RULE NO. 2: Use the Right Charger
NEVER USE A NIMH CHARGER WITH LIPO BATTERIES. Yep, all caps, because LiPo batteries tend to catch on fire if you try it. So don’t. You MUST use a LiPo charger (or a LiPo charge mode, if you have a multi-mode charger) when charging LiPo batteries.
RULE NO. 3: Use the Right Connectors
If your charger and batteries don’t have the same type of connector, purchase the appropriate adapter, or install the correct connector (or have one installed for you). Never jerry-rig connections with exposed wires or clips, as these may cause a short circuit that could damage your charger, battery, or even start a fire.
For extra safety, a flame-retardant charging bag (such as this one from MaxAmps) is a good idea.
LiPo Balancing: what It Is And Why You Should Do It
When purchasing a LiPo charger, make certain it has the ability to balance the cells in the pack as it charges. When a pack is “balanced,” it means the cells have the same voltage. For example, a 2-cell, 7.4 volt pack is balanced if both cells have 3.7 volts. If you don’t balance the cells, their voltages may drift after a few charge/discharge cycles. Why does this matter? Because LiPo cells don’t tolerate being over-discharged well. And while your speed control’s low-voltage detection system (see “Caring For Your Batteries”) will prevent the pack’s total voltage from dropping past a certain point (let’s say its 3.3 volts per cell, or 6.6 volts for a 2-cell pack), the speed control only “sees” the total voltage of the battery, not the voltage of each individual cell. So, if the pack is unbalanced, that 6.6 volts might not represent 3.3 volts per cell; you might actual have one cell at 3.6 volts, and another at 3 volts—that cell will be over-discharged, and now your pack is compromised or even ruined.
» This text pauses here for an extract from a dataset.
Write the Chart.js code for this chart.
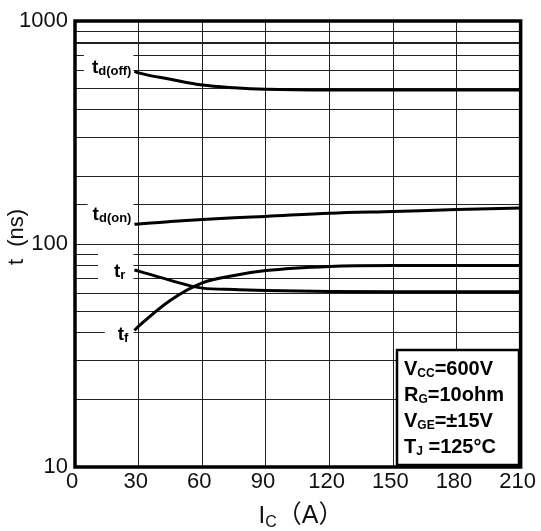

Balancing ensures the cells always have equal voltage. Happily, balancing is easy to do; in most cases, all you have to do is make certain the pack’s balance plug is plugged into the charger.
Depending on your charger, there may be a built-in balance plug port, or an external “balance board.”
The small white connector you’ll find on most LiPo packs is the “balance plug.” It’s wired so the charger can read each cell’s voltage individually and charge accordingly.